### Requirement
Return nothing but the lines from the one with "Reproduce this chart" through the one with "1.92, 2.4, 2.4];" in the data below, word for word and without pictures.

[Plotting code records]

--- --- ---

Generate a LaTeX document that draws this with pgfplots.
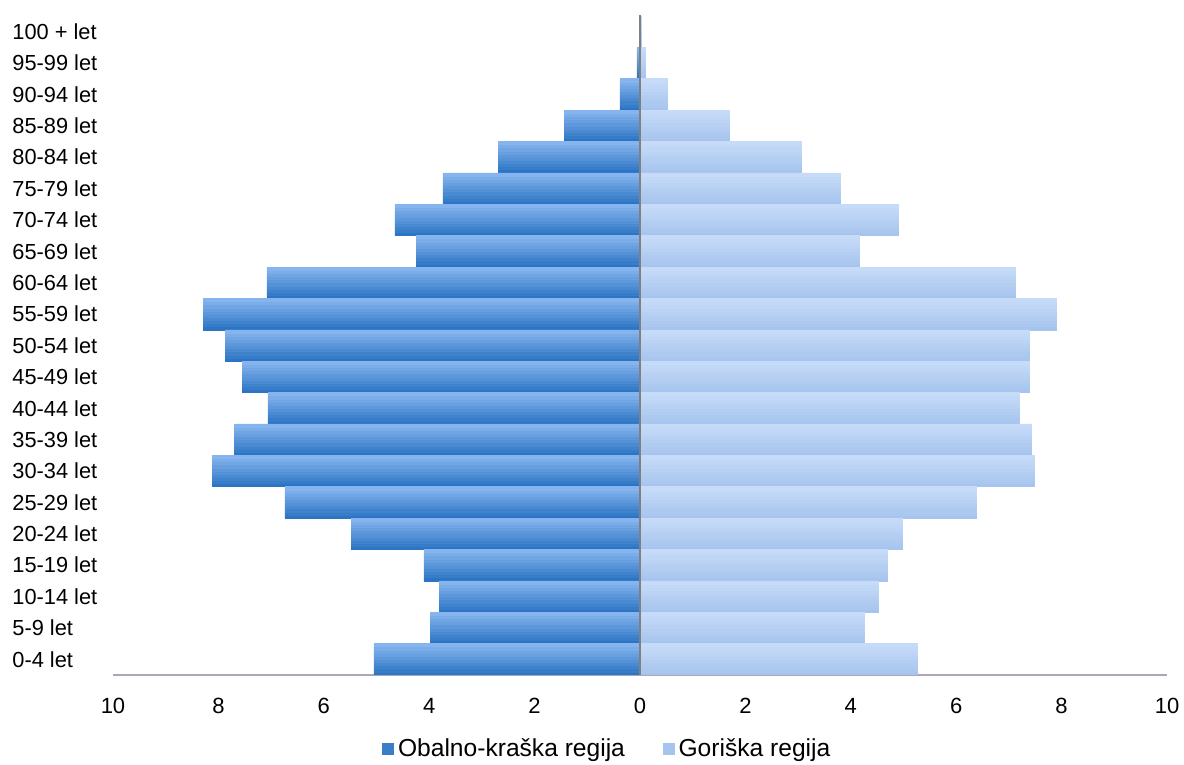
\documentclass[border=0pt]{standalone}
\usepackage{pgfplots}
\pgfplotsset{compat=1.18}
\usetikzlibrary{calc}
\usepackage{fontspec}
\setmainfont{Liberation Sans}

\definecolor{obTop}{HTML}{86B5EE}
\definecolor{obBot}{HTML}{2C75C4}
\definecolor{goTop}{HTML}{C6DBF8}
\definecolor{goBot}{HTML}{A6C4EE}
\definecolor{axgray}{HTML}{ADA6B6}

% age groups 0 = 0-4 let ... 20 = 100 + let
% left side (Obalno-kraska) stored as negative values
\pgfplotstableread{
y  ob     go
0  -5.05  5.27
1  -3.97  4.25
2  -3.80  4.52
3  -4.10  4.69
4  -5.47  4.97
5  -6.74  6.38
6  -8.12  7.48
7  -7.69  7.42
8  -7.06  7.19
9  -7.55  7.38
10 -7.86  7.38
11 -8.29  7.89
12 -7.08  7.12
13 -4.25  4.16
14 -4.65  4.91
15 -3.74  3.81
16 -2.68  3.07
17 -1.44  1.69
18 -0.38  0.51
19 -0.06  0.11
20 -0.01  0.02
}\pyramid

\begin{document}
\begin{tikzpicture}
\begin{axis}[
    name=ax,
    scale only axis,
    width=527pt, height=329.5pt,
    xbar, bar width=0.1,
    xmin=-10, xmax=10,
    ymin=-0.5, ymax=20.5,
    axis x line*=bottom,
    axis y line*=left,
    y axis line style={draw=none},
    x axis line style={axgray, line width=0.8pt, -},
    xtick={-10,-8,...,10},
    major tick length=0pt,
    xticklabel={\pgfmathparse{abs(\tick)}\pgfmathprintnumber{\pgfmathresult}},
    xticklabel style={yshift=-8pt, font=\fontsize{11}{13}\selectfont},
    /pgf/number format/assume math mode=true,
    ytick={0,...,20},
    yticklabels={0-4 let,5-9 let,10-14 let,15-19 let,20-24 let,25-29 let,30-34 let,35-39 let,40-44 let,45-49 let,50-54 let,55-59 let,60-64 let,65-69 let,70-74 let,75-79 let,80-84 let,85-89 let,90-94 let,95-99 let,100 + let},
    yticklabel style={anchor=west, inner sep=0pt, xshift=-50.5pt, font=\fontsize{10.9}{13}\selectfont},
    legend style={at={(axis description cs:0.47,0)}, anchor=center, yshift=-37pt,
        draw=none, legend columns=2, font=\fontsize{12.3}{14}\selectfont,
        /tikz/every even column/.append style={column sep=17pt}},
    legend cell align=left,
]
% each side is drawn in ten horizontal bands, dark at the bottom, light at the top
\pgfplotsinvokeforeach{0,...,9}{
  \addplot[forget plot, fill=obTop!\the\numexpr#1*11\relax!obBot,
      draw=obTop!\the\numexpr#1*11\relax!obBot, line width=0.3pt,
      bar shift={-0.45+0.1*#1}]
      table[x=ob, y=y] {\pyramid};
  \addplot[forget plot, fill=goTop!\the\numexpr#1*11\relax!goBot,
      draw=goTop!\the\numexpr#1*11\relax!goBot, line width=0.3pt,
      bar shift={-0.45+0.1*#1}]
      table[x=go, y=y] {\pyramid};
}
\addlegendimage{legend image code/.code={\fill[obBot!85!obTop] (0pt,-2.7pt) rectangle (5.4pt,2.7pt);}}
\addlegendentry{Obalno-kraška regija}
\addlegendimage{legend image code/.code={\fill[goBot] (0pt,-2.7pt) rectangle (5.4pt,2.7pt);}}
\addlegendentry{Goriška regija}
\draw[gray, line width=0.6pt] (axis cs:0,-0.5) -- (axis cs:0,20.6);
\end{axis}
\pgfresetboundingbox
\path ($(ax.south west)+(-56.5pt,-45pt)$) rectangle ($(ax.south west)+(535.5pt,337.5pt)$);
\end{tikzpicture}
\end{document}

--- --- ---

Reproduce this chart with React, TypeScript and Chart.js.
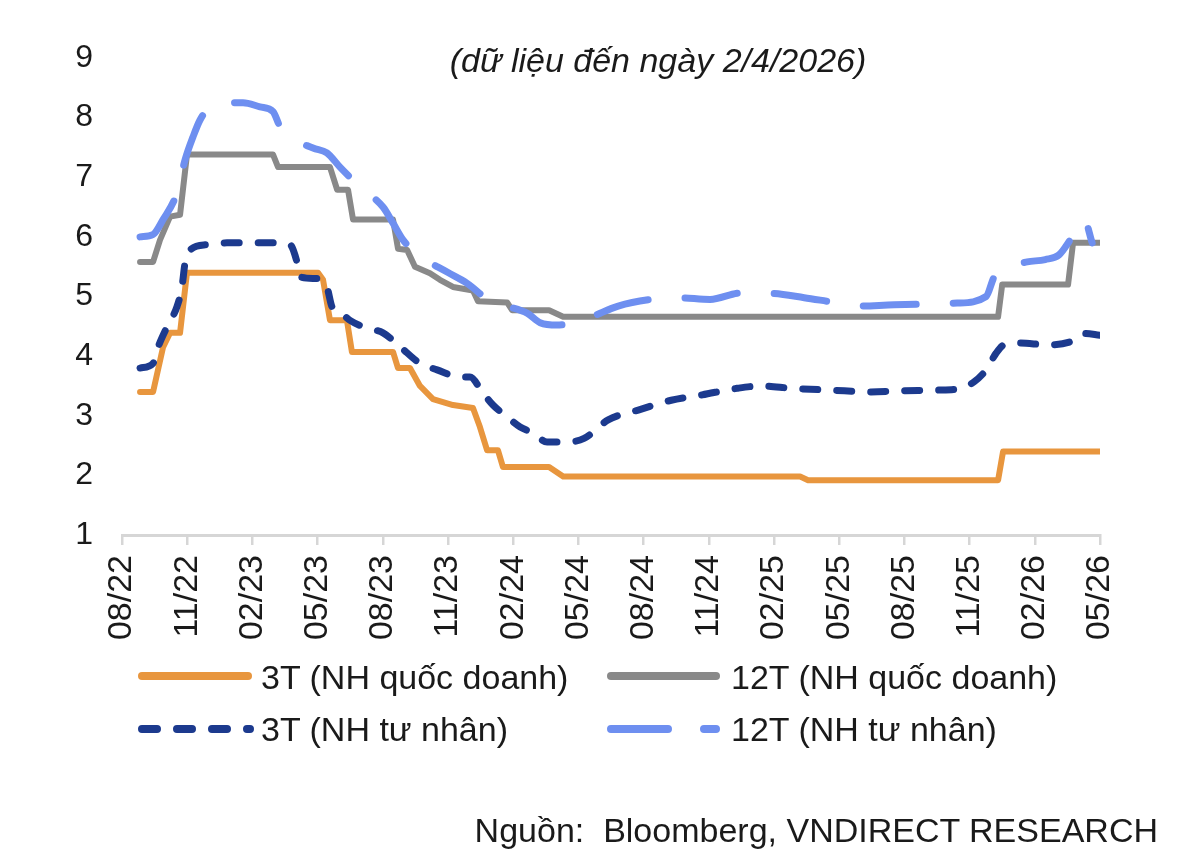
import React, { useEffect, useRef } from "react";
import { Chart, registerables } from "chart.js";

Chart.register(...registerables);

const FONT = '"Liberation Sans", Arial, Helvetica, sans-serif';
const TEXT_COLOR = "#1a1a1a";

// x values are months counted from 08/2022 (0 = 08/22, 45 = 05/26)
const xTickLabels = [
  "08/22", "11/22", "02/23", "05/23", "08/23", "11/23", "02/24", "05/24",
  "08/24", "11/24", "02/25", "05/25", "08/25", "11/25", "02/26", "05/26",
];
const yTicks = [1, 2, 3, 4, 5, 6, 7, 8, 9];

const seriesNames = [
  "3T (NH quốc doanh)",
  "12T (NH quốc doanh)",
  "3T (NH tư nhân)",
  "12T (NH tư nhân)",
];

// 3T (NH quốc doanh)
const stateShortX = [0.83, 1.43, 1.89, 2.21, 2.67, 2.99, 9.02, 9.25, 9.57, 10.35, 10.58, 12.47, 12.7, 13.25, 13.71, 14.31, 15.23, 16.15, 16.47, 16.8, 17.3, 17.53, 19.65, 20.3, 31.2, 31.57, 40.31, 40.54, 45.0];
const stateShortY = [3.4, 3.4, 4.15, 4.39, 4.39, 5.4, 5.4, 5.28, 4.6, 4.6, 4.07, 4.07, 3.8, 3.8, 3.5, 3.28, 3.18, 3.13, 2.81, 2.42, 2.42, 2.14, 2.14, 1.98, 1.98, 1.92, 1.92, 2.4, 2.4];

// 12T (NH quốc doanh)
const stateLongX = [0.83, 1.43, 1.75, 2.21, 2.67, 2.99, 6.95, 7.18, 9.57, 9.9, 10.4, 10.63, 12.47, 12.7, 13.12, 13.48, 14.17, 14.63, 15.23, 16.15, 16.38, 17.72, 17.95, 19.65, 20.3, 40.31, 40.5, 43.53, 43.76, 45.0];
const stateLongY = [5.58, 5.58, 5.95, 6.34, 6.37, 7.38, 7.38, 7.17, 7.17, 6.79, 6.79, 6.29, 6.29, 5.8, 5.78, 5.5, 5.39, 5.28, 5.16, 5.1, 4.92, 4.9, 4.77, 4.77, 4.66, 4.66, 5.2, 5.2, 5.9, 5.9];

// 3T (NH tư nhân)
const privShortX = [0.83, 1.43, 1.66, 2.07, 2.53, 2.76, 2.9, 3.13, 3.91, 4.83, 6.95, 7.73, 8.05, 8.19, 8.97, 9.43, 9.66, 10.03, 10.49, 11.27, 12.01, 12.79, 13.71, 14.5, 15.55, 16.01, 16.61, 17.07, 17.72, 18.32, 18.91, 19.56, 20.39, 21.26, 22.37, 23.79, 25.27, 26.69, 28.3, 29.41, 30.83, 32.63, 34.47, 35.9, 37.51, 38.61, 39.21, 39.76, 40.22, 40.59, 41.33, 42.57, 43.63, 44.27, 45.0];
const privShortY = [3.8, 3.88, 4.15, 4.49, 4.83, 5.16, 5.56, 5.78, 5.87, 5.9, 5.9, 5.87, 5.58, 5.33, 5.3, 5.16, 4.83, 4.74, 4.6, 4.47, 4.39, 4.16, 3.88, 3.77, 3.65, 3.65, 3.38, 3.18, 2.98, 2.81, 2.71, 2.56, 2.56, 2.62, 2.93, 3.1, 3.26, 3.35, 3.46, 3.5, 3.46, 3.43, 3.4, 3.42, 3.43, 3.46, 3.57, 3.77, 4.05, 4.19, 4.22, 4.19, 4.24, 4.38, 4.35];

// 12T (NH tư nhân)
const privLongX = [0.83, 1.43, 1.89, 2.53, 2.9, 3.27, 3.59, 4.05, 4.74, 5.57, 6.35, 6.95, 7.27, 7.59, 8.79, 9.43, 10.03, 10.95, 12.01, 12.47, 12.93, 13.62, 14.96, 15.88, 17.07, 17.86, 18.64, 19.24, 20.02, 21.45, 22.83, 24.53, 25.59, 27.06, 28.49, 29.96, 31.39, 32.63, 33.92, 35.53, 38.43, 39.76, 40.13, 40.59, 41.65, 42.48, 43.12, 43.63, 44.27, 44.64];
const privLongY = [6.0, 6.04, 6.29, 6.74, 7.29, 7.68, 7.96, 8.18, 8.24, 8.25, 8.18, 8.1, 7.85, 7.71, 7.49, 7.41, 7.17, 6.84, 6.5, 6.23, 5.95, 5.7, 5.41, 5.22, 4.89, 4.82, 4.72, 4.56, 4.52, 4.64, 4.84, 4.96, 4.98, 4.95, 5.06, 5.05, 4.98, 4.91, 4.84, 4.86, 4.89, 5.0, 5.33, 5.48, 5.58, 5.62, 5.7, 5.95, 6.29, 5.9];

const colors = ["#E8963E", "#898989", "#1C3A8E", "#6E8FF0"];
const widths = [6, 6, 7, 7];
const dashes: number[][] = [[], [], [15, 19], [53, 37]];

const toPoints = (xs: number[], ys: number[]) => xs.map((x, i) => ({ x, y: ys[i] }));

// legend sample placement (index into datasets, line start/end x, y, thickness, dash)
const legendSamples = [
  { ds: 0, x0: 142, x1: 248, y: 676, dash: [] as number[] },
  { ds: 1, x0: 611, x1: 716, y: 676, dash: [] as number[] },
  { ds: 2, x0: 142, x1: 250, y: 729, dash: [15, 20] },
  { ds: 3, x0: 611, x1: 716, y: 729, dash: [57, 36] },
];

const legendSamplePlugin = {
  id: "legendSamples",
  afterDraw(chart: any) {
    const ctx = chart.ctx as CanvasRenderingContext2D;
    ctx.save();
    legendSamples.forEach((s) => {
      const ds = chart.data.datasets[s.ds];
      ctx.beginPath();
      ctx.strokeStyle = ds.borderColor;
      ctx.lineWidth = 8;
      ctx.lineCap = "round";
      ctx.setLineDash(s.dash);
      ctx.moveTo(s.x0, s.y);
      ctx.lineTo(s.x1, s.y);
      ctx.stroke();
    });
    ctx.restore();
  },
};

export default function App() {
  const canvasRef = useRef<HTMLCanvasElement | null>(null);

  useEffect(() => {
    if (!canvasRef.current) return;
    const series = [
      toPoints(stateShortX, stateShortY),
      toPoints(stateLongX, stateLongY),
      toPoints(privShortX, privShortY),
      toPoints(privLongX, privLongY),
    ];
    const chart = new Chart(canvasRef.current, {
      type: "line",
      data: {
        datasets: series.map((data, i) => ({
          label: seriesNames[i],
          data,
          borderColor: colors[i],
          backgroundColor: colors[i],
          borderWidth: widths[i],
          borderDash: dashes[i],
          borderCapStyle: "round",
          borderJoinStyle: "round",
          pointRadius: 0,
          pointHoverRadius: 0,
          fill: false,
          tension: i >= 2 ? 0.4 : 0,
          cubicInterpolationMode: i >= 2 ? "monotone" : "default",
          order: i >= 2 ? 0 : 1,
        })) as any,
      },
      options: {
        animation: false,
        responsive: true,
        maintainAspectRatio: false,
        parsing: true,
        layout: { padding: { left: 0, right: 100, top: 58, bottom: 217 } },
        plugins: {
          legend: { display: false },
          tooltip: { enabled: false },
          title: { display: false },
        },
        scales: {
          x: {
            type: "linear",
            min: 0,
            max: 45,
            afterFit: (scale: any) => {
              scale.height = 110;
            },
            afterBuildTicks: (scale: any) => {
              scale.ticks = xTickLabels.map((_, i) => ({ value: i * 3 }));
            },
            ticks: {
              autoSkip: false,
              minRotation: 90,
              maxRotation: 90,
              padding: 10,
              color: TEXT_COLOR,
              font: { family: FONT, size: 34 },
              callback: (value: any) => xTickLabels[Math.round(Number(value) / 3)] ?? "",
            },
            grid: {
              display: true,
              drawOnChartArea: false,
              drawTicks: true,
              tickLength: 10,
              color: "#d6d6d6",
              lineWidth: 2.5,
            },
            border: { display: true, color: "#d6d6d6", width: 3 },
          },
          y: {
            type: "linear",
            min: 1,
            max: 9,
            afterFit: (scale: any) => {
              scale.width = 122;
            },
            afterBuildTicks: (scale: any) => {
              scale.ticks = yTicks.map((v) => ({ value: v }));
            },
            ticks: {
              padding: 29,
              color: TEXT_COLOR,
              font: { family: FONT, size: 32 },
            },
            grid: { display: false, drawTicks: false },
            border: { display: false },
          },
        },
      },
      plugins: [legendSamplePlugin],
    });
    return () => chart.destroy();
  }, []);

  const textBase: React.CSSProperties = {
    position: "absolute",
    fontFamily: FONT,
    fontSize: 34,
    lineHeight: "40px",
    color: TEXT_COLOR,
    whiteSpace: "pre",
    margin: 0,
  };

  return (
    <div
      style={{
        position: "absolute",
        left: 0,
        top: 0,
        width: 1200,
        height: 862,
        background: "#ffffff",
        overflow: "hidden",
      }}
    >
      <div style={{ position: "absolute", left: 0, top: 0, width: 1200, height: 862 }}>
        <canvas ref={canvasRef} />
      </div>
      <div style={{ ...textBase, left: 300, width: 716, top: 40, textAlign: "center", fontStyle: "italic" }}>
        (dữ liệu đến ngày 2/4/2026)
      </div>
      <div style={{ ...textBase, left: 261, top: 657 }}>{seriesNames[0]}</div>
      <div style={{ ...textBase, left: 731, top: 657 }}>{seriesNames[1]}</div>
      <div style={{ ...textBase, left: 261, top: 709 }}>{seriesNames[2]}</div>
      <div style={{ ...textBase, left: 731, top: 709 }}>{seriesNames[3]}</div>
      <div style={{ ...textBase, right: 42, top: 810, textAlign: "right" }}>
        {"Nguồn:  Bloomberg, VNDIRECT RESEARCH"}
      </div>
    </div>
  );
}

--- --- ---

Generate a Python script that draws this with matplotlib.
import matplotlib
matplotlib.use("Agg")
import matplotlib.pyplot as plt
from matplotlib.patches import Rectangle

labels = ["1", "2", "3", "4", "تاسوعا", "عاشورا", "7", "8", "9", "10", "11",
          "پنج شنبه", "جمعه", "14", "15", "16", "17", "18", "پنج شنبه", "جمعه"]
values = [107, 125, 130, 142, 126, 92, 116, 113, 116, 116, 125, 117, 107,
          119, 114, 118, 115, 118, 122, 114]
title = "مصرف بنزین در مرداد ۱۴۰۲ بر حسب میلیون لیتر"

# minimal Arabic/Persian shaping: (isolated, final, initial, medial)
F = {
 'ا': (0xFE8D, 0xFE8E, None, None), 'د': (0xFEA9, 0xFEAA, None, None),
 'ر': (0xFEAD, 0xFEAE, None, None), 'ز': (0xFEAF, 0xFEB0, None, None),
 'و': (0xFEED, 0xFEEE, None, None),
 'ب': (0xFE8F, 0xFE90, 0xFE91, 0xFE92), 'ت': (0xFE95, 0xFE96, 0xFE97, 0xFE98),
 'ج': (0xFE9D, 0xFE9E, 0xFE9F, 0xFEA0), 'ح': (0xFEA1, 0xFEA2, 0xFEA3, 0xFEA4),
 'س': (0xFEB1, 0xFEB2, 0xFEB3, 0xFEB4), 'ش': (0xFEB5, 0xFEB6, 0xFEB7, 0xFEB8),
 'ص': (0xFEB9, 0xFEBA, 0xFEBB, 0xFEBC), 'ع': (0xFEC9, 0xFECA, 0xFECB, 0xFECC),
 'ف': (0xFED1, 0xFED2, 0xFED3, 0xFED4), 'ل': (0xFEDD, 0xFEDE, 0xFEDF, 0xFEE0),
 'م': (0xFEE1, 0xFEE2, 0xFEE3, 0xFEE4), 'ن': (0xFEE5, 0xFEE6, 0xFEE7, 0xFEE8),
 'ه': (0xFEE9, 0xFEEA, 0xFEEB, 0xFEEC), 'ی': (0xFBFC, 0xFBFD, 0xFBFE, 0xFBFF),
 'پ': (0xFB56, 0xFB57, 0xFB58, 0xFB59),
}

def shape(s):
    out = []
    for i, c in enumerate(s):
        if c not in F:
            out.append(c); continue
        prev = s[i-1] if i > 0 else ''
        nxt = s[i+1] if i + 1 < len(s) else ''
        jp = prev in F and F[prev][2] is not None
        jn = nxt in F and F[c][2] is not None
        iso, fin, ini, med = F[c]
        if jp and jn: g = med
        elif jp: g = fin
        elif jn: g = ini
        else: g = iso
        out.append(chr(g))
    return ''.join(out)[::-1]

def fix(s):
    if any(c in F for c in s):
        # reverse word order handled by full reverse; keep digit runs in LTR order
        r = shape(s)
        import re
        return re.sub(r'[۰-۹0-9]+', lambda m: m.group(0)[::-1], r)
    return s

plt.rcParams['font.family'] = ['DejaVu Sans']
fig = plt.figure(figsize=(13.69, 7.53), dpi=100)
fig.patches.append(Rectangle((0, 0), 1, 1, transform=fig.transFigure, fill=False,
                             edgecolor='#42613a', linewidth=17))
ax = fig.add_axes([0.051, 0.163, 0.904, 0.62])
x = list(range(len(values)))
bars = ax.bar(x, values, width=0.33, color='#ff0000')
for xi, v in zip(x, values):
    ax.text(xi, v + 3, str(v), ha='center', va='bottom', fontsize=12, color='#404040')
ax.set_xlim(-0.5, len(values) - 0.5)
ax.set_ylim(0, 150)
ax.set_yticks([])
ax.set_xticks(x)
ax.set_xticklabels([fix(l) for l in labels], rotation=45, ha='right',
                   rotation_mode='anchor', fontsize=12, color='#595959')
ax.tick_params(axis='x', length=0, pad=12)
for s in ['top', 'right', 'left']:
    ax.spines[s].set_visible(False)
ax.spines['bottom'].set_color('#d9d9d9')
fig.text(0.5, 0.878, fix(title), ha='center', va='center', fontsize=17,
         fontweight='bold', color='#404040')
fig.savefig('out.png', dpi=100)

--- --- ---

### Response to this task
Reproduce this chart with React, TypeScript and Chart.js.
import React, { useEffect, useRef } from "react";
import { Chart, registerables } from "chart.js";

Chart.register(...registerables);

const FONT = '"Liberation Sans", Arial, Helvetica, sans-serif';
const TEXT_COLOR = "#1a1a1a";

// x values are months counted from 08/2022 (0 = 08/22, 45 = 05/26)
const xTickLabels = [
  "08/22", "11/22", "02/23", "05/23", "08/23", "11/23", "02/24", "05/24",
  "08/24", "11/24", "02/25", "05/25", "08/25", "11/25", "02/26", "05/26",
];
const yTicks = [1, 2, 3, 4, 5, 6, 7, 8, 9];

const seriesNames = [
  "3T (NH quốc doanh)",
  "12T (NH quốc doanh)",
  "3T (NH tư nhân)",
  "12T (NH tư nhân)",
];

// 3T (NH quốc doanh)
const stateShortX = [0.83, 1.43, 1.89, 2.21, 2.67, 2.99, 9.02, 9.25, 9.57, 10.35, 10.58, 12.47, 12.7, 13.25, 13.71, 14.31, 15.23, 16.15, 16.47, 16.8, 17.3, 17.53, 19.65, 20.3, 31.2, 31.57, 40.31, 40.54, 45.0];
const stateShortY = [3.4, 3.4, 4.15, 4.39, 4.39, 5.4, 5.4, 5.28, 4.6, 4.6, 4.07, 4.07, 3.8, 3.8, 3.5, 3.28, 3.18, 3.13, 2.81, 2.42, 2.42, 2.14, 2.14, 1.98, 1.98, 1.92, 1.92, 2.4, 2.4];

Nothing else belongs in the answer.